▸ Objective:
Filter the entries below, keeping only lines with the word "this".

▸ Listing:
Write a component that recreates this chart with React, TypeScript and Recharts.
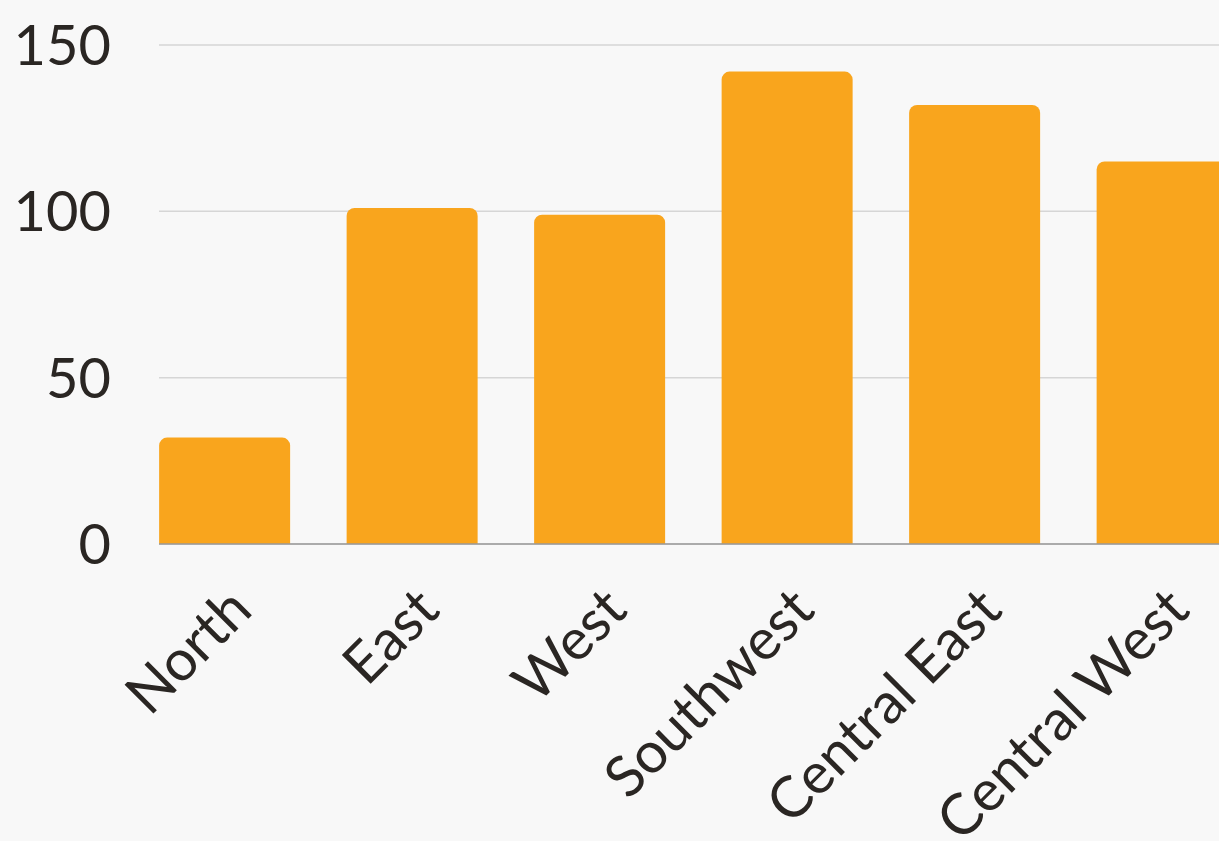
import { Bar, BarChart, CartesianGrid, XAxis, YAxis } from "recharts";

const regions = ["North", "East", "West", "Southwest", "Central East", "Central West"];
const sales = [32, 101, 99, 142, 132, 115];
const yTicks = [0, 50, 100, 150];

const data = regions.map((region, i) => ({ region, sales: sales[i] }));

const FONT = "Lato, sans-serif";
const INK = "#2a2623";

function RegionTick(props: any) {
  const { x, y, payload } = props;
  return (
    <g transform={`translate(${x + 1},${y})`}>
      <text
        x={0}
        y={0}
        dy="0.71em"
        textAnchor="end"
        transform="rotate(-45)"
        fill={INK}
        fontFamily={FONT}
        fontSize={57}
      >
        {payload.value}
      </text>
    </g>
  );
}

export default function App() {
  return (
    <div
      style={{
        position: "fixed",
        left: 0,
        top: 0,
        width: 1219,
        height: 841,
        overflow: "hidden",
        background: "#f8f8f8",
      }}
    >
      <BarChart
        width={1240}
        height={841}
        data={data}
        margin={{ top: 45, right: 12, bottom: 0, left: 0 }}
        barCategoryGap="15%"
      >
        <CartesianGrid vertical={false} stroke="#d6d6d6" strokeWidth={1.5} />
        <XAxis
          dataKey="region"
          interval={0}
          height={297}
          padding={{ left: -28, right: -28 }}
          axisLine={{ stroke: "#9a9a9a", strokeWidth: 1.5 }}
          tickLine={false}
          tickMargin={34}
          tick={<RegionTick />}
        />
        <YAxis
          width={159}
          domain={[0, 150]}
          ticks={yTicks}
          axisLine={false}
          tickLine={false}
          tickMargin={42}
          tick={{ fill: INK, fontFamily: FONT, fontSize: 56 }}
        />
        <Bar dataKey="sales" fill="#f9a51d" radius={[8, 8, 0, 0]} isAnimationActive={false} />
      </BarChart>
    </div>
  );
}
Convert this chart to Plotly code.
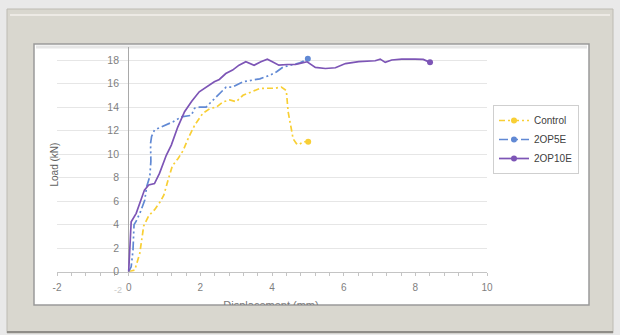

▸ Complete response:
Write a component that recreates this chart with React, TypeScript and Recharts.
Convert this chart to Plotly code.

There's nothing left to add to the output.